### Your goal:
Make an exact transcription of the material, leaving out all images.

======== Collected data ========

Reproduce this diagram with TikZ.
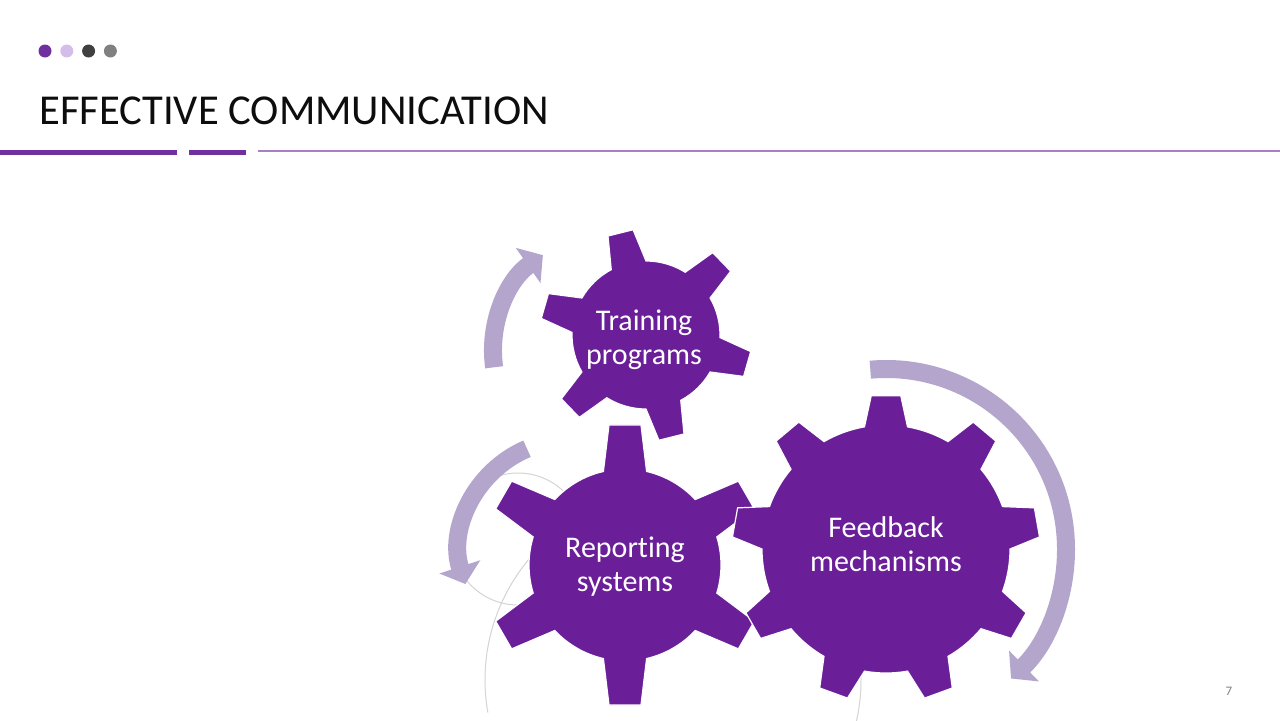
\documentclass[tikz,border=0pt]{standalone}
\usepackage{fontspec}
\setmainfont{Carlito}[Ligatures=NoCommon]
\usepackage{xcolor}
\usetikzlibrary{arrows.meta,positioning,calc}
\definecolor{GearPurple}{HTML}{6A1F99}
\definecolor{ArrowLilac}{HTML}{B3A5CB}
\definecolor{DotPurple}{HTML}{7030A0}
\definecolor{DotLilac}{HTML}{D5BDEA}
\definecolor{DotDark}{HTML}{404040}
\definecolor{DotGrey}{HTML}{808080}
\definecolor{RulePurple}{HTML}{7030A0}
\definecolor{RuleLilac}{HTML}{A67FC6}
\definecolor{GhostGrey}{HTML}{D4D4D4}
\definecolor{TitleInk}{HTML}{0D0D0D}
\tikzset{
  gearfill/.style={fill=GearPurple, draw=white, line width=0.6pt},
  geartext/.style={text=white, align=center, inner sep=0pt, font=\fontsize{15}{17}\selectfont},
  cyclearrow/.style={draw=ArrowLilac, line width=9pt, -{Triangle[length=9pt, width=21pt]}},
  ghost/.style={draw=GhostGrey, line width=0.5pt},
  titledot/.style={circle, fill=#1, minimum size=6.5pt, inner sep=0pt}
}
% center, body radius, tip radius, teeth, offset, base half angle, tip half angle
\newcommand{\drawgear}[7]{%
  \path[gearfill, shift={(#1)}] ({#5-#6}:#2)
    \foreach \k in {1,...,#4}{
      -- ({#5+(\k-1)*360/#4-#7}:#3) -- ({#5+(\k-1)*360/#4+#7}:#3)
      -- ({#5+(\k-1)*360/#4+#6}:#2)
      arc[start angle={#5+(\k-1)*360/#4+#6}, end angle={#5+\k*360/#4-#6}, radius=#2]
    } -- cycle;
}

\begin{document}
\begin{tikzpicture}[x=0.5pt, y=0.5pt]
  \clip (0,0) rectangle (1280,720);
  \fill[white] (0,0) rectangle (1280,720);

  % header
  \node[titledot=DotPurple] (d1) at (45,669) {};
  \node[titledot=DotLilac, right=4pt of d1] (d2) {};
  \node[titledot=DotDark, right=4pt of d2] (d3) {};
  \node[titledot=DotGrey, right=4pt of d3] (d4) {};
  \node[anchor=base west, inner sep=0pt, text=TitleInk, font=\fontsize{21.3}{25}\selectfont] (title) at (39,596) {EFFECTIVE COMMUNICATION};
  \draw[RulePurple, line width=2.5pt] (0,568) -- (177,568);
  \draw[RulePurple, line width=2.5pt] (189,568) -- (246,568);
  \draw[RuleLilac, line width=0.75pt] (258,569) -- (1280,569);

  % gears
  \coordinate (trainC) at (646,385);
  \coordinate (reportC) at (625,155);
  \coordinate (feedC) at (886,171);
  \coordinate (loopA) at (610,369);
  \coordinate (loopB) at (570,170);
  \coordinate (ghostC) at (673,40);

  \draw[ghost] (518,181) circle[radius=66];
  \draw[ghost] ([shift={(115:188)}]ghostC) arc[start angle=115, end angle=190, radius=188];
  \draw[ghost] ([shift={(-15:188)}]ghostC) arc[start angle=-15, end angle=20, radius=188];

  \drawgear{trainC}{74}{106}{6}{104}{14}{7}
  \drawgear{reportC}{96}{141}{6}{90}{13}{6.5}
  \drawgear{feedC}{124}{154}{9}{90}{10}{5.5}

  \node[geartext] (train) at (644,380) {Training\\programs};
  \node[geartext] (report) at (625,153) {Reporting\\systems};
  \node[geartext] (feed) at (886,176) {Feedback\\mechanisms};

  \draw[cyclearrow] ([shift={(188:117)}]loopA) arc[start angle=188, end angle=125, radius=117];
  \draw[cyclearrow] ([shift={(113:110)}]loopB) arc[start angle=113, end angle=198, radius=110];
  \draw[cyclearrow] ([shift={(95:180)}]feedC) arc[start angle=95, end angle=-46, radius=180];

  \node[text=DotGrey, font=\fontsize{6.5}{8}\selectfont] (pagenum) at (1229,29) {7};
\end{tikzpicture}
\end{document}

========

### Written response:
Reproduce this diagram with TikZ.
\documentclass[tikz,border=0pt]{standalone}
\usepackage{fontspec}
\setmainfont{Carlito}[Ligatures=NoCommon]
\usepackage{xcolor}
\usetikzlibrary{arrows.meta,positioning,calc}
\definecolor{GearPurple}{HTML}{6A1F99}
\definecolor{ArrowLilac}{HTML}{B3A5CB}
\definecolor{DotPurple}{HTML}{7030A0}
\definecolor{DotLilac}{HTML}{D5BDEA}
\definecolor{DotDark}{HTML}{404040}
\definecolor{DotGrey}{HTML}{808080}
\definecolor{RulePurple}{HTML}{7030A0}
\definecolor{RuleLilac}{HTML}{A67FC6}
\definecolor{GhostGrey}{HTML}{D4D4D4}
\definecolor{TitleInk}{HTML}{0D0D0D}
\tikzset{
  gearfill/.style={fill=GearPurple, draw=white, line width=0.6pt},
  geartext/.style={text=white, align=center, inner sep=0pt, font=\fontsize{15}{17}\selectfont},
  cyclearrow/.style={draw=ArrowLilac, line width=9pt, -{Triangle[length=9pt, width=21pt]}},
  ghost/.style={draw=GhostGrey, line width=0.5pt},
  titledot/.style={circle, fill=#1, minimum size=6.5pt, inner sep=0pt}
}
% center, body radius, tip radius, teeth, offset, base half angle, tip half angle
\newcommand{\drawgear}[7]{%
  \path[gearfill, shift={(#1)}] ({#5-#6}:#2)
    \foreach \k in {1,...,#4}{
      -- ({#5+(\k-1)*360/#4-#7}:#3) -- ({#5+(\k-1)*360/#4+#7}:#3)
      -- ({#5+(\k-1)*360/#4+#6}:#2)
      arc[start angle={#5+(\k-1)*360/#4+#6}, end angle={#5+\k*360/#4-#6}, radius=#2]
    } -- cycle;
}

\begin{document}
\begin{tikzpicture}[x=0.5pt, y=0.5pt]
  \clip (0,0) rectangle (1280,720);
  \fill[white] (0,0) rectangle (1280,720);

  % header
  \node[titledot=DotPurple] (d1) at (45,669) {};
  \node[titledot=DotLilac, right=4pt of d1] (d2) {};
  \node[titledot=DotDark, right=4pt of d2] (d3) {};
  \node[titledot=DotGrey, right=4pt of d3] (d4) {};
  \node[anchor=base west, inner sep=0pt, text=TitleInk, font=\fontsize{21.3}{25}\selectfont] (title) at (39,596) {EFFECTIVE COMMUNICATION};
  \draw[RulePurple, line width=2.5pt] (0,568) -- (177,568);
  \draw[RulePurple, line width=2.5pt] (189,568) -- (246,568);
  \draw[RuleLilac, line width=0.75pt] (258,569) -- (1280,569);

  % gears
  \coordinate (trainC) at (646,385);
  \coordinate (reportC) at (625,155);
  \coordinate (feedC) at (886,171);
  \coordinate (loopA) at (610,369);
  \coordinate (loopB) at (570,170);
  \coordinate (ghostC) at (673,40);

  \draw[ghost] (518,181) circle[radius=66];
  \draw[ghost] ([shift={(115:188)}]ghostC) arc[start angle=115, end angle=190, radius=188];
  \draw[ghost] ([shift={(-15:188)}]ghostC) arc[start angle=-15, end angle=20, radius=188];

  \drawgear{trainC}{74}{106}{6}{104}{14}{7}
  \drawgear{reportC}{96}{141}{6}{90}{13}{6.5}
  \drawgear{feedC}{124}{154}{9}{90}{10}{5.5}

  \node[geartext] (train) at (644,380) {Training\\programs};
  \node[geartext] (report) at (625,153) {Reporting\\systems};
  \node[geartext] (feed) at (886,176) {Feedback\\mechanisms};

  \draw[cyclearrow] ([shift={(188:117)}]loopA) arc[start angle=188, end angle=125, radius=117];
  \draw[cyclearrow] ([shift={(113:110)}]loopB) arc[start angle=113, end angle=198, radius=110];
  \draw[cyclearrow] ([shift={(95:180)}]feedC) arc[start angle=95, end angle=-46, radius=180];

  \node[text=DotGrey, font=\fontsize{6.5}{8}\selectfont] (pagenum) at (1229,29) {7};
\end{tikzpicture}
\end{document}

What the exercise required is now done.